Hahn and Despaigne combined to allow 19 base runners in 11.1 innings of work, resulting in an underwhelming 5.56 ERA. They were outperformed by Phil Hughes and Kevin Correia (14 base runners and a 3.00 ERA in 12 innings of work), a rarity for what has proven to be an elite starting rotation for San Diego. Hahn's outing was a bit more encouraging, as a Kennys Vargas home run (the first of his career) accounted for all of the damage, but both starters needed to be picked up by the bullpen.
Three extra inning victories this week speaks volumes to the depth of quality relievers that the Padres trot out there, a commonality on most successful teams in the big leagues these days. They recorded 20 outs while surrendering just two hits and no runs in the process, allowing the Padres to remain competitive on Tuesday and eventually pull out the victory yesterday. There are a variety of pitching styles in the Padres 'pen, but they all attack the opponent and force the issue. San Diego isn't ready to compete in postseason play right this minute, but this roster of relievers would be ready for such a challenge.

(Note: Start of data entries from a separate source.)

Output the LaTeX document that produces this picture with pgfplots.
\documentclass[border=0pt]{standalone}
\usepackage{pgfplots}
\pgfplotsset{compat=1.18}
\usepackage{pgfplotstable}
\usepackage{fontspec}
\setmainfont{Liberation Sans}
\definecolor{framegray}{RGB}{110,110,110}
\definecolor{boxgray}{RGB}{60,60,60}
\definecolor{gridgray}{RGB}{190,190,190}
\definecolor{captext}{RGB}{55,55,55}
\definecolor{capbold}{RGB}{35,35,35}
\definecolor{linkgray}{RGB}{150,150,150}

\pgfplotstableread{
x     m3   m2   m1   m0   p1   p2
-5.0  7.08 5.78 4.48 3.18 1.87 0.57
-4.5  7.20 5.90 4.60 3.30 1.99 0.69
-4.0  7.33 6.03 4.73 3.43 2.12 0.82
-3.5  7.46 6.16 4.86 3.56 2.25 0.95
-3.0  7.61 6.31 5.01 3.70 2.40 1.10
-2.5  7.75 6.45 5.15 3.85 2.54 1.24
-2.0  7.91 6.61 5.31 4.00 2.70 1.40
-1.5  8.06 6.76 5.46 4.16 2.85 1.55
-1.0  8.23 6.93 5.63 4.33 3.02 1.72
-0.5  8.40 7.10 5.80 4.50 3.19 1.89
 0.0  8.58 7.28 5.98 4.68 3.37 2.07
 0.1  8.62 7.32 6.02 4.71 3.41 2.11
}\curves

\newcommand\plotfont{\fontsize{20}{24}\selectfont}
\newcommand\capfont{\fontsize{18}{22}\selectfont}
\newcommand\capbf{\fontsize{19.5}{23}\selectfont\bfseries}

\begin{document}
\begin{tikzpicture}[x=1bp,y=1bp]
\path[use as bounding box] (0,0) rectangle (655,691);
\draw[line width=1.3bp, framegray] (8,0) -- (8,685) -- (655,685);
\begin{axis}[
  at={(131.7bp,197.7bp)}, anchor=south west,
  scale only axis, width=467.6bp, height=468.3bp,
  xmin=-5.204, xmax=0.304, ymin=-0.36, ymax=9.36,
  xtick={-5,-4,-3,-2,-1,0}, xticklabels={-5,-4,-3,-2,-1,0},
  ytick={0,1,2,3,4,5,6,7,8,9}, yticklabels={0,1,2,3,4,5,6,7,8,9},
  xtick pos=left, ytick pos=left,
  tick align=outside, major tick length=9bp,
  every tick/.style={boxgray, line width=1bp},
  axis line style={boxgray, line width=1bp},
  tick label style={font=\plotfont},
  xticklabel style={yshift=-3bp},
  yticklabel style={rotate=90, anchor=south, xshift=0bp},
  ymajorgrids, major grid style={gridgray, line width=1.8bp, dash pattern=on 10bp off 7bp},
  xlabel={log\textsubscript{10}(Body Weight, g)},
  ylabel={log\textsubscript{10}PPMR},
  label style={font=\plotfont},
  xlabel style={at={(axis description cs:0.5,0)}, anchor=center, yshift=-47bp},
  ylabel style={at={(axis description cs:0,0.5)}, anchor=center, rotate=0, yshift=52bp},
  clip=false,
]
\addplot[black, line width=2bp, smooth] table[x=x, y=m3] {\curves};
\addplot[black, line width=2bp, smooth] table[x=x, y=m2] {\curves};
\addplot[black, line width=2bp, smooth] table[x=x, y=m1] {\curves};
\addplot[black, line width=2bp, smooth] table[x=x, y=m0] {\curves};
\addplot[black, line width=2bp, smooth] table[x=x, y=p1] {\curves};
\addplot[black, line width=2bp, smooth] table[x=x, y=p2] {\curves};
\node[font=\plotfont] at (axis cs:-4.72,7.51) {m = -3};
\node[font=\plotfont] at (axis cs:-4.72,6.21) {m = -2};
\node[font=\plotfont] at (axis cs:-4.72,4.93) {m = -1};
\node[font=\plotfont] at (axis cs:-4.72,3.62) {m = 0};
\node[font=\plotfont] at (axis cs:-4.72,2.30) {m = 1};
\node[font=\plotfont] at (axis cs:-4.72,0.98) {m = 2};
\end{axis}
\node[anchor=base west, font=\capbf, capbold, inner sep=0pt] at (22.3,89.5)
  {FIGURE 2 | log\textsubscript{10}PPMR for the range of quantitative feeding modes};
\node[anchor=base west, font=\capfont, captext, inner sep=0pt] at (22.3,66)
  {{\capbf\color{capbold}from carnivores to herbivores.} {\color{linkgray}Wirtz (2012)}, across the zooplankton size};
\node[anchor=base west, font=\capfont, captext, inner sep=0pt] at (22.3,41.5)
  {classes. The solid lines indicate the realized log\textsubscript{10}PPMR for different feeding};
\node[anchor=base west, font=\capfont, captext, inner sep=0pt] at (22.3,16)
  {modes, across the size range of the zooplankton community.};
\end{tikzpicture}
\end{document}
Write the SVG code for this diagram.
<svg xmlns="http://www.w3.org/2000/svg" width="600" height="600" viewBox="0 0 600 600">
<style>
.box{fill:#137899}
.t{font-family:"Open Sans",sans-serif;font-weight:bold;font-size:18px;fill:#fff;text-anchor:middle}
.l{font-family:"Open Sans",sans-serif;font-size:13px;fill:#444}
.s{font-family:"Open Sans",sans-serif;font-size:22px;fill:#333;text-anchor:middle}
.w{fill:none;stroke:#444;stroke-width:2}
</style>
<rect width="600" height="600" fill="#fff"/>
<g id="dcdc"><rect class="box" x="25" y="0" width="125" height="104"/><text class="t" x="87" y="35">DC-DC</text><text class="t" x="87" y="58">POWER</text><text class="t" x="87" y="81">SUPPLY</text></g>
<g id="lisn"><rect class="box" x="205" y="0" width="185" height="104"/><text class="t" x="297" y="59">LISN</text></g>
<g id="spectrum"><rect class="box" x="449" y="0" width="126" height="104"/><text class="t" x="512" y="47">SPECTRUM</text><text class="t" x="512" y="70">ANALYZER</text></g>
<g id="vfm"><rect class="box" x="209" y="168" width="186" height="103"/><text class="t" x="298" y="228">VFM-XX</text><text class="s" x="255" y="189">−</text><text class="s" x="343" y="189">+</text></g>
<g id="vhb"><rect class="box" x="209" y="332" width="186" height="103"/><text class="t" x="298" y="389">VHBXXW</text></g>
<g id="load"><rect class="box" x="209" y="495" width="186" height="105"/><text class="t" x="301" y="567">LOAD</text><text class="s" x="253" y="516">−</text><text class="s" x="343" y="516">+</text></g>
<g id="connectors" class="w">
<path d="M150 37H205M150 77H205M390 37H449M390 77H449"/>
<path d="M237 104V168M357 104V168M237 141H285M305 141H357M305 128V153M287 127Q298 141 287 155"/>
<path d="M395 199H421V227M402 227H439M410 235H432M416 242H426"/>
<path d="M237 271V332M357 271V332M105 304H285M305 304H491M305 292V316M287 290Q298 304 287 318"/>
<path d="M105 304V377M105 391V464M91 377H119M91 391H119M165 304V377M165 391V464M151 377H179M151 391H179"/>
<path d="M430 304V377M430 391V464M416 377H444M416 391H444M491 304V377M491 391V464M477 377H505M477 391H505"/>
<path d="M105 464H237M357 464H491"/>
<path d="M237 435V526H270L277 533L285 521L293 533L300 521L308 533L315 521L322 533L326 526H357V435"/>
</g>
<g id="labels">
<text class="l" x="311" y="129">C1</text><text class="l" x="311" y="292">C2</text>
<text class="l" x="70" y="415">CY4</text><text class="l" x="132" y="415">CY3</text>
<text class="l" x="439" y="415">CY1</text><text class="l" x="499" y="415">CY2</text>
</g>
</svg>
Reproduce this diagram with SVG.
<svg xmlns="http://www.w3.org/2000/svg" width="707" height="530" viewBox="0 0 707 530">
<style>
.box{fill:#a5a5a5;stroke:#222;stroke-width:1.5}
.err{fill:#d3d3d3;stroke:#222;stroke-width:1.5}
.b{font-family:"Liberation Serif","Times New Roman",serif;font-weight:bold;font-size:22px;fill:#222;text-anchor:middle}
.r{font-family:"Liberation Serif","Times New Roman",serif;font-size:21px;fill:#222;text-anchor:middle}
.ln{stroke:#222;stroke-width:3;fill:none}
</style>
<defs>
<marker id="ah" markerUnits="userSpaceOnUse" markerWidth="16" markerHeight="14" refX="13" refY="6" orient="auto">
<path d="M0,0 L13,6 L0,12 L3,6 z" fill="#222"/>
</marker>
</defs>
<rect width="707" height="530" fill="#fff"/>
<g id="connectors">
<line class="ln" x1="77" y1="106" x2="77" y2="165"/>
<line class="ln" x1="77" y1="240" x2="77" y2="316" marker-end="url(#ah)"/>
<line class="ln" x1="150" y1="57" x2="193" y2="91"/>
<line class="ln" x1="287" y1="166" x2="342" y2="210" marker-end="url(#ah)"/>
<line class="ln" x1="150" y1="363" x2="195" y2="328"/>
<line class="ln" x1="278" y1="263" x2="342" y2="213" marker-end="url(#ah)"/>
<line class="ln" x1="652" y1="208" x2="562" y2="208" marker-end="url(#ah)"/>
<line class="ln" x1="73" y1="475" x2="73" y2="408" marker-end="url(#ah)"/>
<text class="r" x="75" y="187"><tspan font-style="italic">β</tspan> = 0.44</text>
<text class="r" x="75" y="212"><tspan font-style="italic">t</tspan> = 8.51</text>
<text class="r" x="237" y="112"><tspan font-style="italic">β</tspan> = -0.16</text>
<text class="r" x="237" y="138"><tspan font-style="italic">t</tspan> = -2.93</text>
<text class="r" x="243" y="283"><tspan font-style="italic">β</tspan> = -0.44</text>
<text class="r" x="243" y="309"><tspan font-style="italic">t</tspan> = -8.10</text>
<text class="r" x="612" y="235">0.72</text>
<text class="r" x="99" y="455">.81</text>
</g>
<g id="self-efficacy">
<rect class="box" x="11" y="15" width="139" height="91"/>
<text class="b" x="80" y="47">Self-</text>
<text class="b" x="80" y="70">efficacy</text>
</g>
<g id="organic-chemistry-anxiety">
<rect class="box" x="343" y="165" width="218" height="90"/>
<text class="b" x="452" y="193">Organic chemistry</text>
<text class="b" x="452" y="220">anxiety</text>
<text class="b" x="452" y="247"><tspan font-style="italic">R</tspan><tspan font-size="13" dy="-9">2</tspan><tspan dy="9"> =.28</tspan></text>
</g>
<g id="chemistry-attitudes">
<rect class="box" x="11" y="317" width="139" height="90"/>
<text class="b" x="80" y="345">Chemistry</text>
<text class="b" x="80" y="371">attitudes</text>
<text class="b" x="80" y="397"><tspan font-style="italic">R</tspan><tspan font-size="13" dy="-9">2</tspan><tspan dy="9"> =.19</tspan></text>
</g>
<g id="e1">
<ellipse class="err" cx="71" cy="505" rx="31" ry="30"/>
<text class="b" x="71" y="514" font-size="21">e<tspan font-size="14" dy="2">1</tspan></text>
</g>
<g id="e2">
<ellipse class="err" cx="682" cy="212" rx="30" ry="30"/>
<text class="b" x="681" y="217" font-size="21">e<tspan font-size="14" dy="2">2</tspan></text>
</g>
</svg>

The bats were quiet, but not silent. They pounded out 21 hits (eight for extra bases), but once again struggled to capitalize (1/15 with runners in scoring position). With six hits, one of which was his fifth homer of the season, totaling 12 total bases, it was Yonder Alonso's turn to guide the offense. During this stretch of winning baseball, the Padres have been consistently getting strong production from an inconsistent source. That is, no one player is separating himself as the best hitter in the lineup, but a handful of players have stepped up. While Alonso was constantly putting himself in scoring position, the Tommy Medica/Jedd Gyorko tandem went 1/8 with six strikeouts on Tuesday and Will Venable went 0/5 (0/3 with RISP) with three punch outs on Wednesday. The fact that multiple players can contribute in a big way is key, but consistent production is just as important (if not more) if the goal is to sustain success over the course of a 162 game season. Baby steps.
Weekly Grade: B
It's been a long and painful journey for the 2014 Padres, but they continue to show glimpses of a team/franchise headed in the right direction. In addition to boasting a statistically elite crew of pitchers and the occasional offensive stud, San Diego brought in the forward thinking A.J. Preller to serve as the general manager of the future. His background as a player development extraordinaire is encouraging, as he should have every opportunity to build a team full of "his guys." It's just noise at this point, but he seems honored to take the lead and accepting of the challenge that lies ahead as he looks to bring a winner to San Diego.
The Padres will travel to beautiful PNC Park for a three-game set with the Pirates before hosting the surprisingly bad Rockies for a three-game series.